Objective: It remains unclear whether fusion for lumbar degenerative disc disease with positive discography produces better outcomes compared with nonoperative treatment. The aim of this study was to compare outcomes of patients with discography-concordant lumbar degenerative disc disease electing for fusion versus nonoperative treatment.
Methods: We retrospectively reviewed consecutive patients with back pain and concordant lumbar discogram who were offered fusion. Follow-up questionnaires included pain score, Oswestry disability index, short form-12, and satisfaction scale. Patients were stratified based on whether they elected for fusion or nonoperative treatment.
Results: Overall follow-up was 48% (96/200). Patients lacking follow-up were slightly older (P = 0.021) and less likely to be smokers (P = 0.013).
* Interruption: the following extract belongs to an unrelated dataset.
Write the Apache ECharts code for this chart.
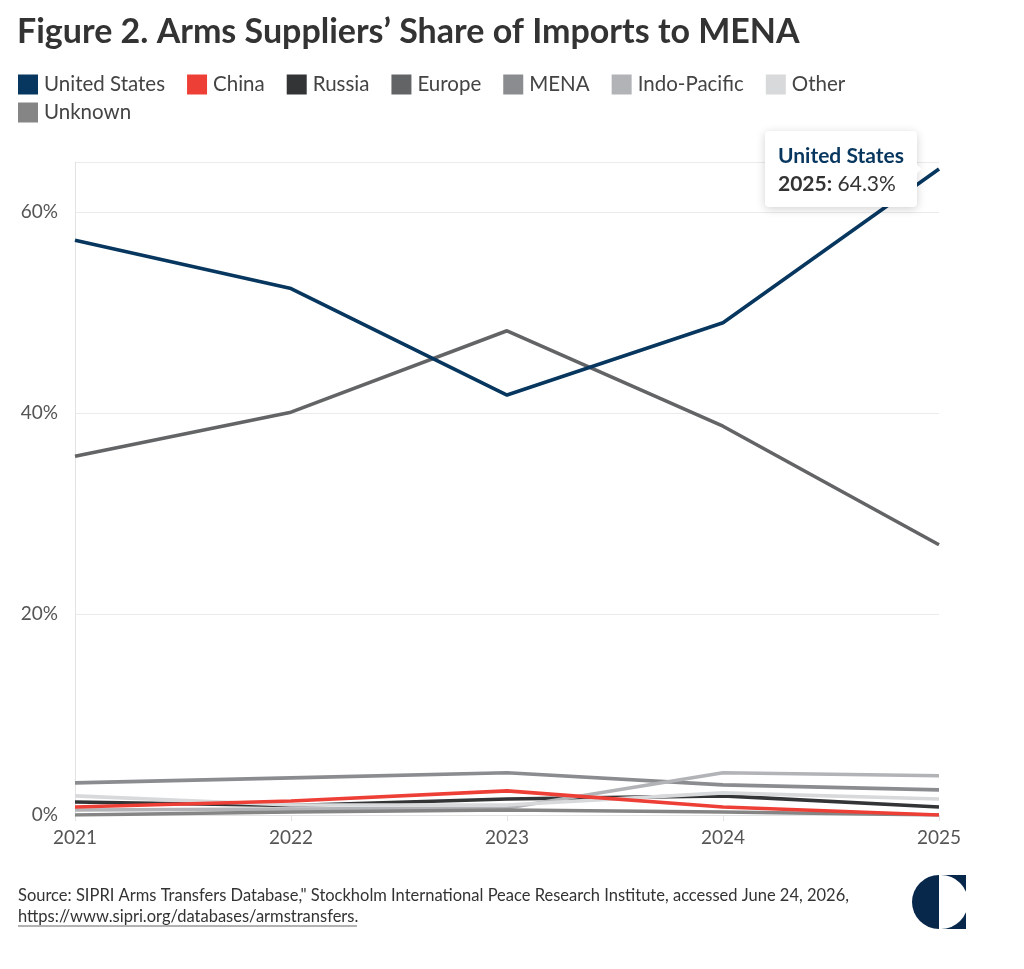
<!DOCTYPE html>
<html>
<head>
<meta charset="utf-8">
<script src="https://cdn.jsdelivr.net/npm/echarts@6/dist/echarts.min.js"></script>
<style>
  html, body { margin: 0; padding: 0; background: #fff; }
  #chart { width: 1024px; height: 969px; }
</style>
</head>
<body>
<div id="chart"></div>
<script>
// values (share of MENA arms imports, %)
var years = ['2021', '2022', '2023', '2024', '2025'];
var unitedStates = [57.2, 52.4, 41.8, 49.0, 64.3];
var china = [0.8, 1.4, 2.4, 0.8, 0.0];
var russia = [1.3, 0.95, 1.6, 1.9, 0.8];
var europe = [35.7, 40.1, 48.2, 38.7, 26.9];
var mena = [3.2, 3.7, 4.2, 3.0, 2.5];
var indoPacific = [0.5, 0.6, 0.7, 4.2, 3.9];
var other = [1.9, 1.0, 1.0, 2.2, 1.6];
var unknown = [0.0, 0.3, 0.5, 0.3, 0.0];
var yTicks = [0, 20, 40, 60];

var seriesNames = ['United States', 'China', 'Russia', 'Europe', 'MENA', 'Indo-Pacific', 'Other', 'Unknown'];
var seriesData = [unitedStates, china, russia, europe, mena, indoPacific, other, unknown];
var colors = ['#07365f', '#ee3f37', '#333436', '#636466', '#8a8c8f', '#b2b3b7', '#d8d9db', '#858585'];
var zOrder = [6, 5, 2, 3, 2, 2, 3, 2];

var FONT = 'Lato';

var series_arr = [];
for (var i = 0; i < seriesNames.length; i++) {
    series_arr.push({
        name: seriesNames[i],
        type: 'line',
        data: seriesData[i],
        // only US keeps (tiny) symbols so the tooltip has something to anchor to
        showSymbol: i === 0,
        symbol: 'circle',
        symbolSize: 0.5,
        z: zOrder[i],
        lineStyle: { width: 3.6, color: colors[i] },
        itemStyle: { color: colors[i] },
        emphasis: { disabled: true }
    });
}

var legendText = { fontFamily: FONT, fontSize: 20.5, color: '#444444', padding: [0, 0, 0, 1] };

var option = {
    animation: false,
    color: colors,
    textStyle: { fontFamily: FONT },
    title: {
        text: 'Figure 2. Arms Suppliers\u2019 Share of Imports to MENA',
        left: 12,
        top: 10,
        textStyle: { fontFamily: FONT, fontSize: 34, fontWeight: 'bold', color: '#333333' }
    },
    legend: [{
        left: 18,
        top: 74,
        padding: 0,
        icon: 'rect',
        itemWidth: 20,
        itemHeight: 20,
        itemGap: 22,
        data: seriesNames.slice(0, 7),
        textStyle: legendText
    }, {
        left: 18,
        top: 102,
        padding: 0,
        icon: 'rect',
        itemWidth: 20,
        itemHeight: 20,
        data: seriesNames.slice(7),
        textStyle: legendText
    }],
    tooltip: {
        trigger: 'item',
        position: 'left',
        alwaysShowContent: true,
        transitionDuration: 0,
        backgroundColor: '#ffffff',
        borderWidth: 0,
        padding: [10, 13],
        extraCssText: 'box-shadow: 0 2px 10px rgba(0,0,0,0.18); border-radius: 4px; margin-left: -14px;',
        formatter: function (p) {
            return '<div style="font-family:Lato;font-weight:bold;font-size:21px;color:#07365f;line-height:28px">' + p.seriesName + '</div>' +
                '<div style="font-family:Lato;font-size:21px;color:#333;line-height:28px"><b>' + p.name + ':</b> ' + p.value.toFixed(1) + '%</div>';
        }
    },
    grid: {
        left: 75,
        right: 85,
        top: 162,
        bottom: 154
    },
    xAxis: {
        type: 'category',
        data: years,
        boundaryGap: false,
        axisLine: { show: true, lineStyle: { color: '#e3e3e3' } },
        axisTick: { show: true, alignWithLabel: true, length: 6, lineStyle: { color: '#e3e3e3' } },
        axisLabel: { fontFamily: FONT, fontSize: 19, color: '#555555', margin: 13 }
    },
    yAxis: {
        type: 'value',
        min: yTicks[0],
        max: 65,
        interval: yTicks[1] - yTicks[0],
        axisLine: { show: true, lineStyle: { color: '#e3e3e3' } },
        axisTick: { show: false },
        splitLine: { lineStyle: { color: '#ebebeb' } },
        axisLabel: {
            fontFamily: FONT, fontSize: 19, color: '#555555', margin: 17,
            formatter: function (v) { return yTicks.indexOf(v) > -1 ? v + '%' : ''; }
        }
    },
    graphic: [
        {
            type: 'text', left: 18, top: 885,
            style: {
                text: 'Source: SIPRI Arms Transfers Database," Stockholm International Peace Research Institute, accessed June 24, 2026,\nhttps://www.sipri.org/databases/armstransfers.',
                fontFamily: FONT, fontSize: 16.5, lineHeight: 21, fill: '#333333'
            }
        },
        { type: 'line', shape: { x1: 18, y1: 926, x2: 357, y2: 926 }, style: { stroke: '#666666', lineWidth: 1 } },
        // logo
        { type: 'rect', shape: { x: 941, y: 875, width: 25, height: 54 }, style: { fill: '#07284b' } },
        { type: 'sector', shape: { cx: 941, cy: 902, r: 27, startAngle: -Math.PI / 2, endAngle: Math.PI / 2 }, style: { fill: '#ffffff' } },
        { type: 'sector', shape: { cx: 939, cy: 902, r: 27, startAngle: Math.PI / 2, endAngle: Math.PI * 1.5 }, style: { fill: '#07284b' } }
    ],
    series: series_arr
};

var myChart = echarts.init(document.getElementById('chart'));
myChart.setOption(option);
myChart.dispatchAction({ type: 'showTip', seriesIndex: 0, dataIndex: 4 });
setTimeout(function () {
    myChart.dispatchAction({ type: 'showTip', seriesIndex: 0, dataIndex: 4 });
}, 50);
</script>
</body>
</html>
Between patients with and without follow-up, there were no significant differences in pain score at initial visit, body mass index, or gender (P ≥ 0.40). The 96 patients for whom follow-up was obtained included 53 in the operative and 43 in the nonoperative groups. At baseline, there were no significant differences between these groups based on age, pain score, body mass index, smoking, or gender (P ≥ 0.25). Mean follow-up was 63 months for operative and 58 months for nonoperative patients (P = 0.20). The mean pain score at last follow-up improved significantly for operative and nonoperative patients (P < 0.001). At follow-up, operative and nonoperative groups did not differ significantly with regard to pain scores, Oswestry disability index, short form-12, or satisfaction scale.
Conclusions: Comparison of long-term outcomes for patients with back pain and concordant discography did not demonstrate a significant difference in outcome measures of pain, health status, satisfaction, or disability based on whether the patient elected for fusion or nonoperative treatment.
Keywords: Degenerative disc disease; Discogram; Discography; Fusion; Lumbar; Outcomes; Spine; Surgery.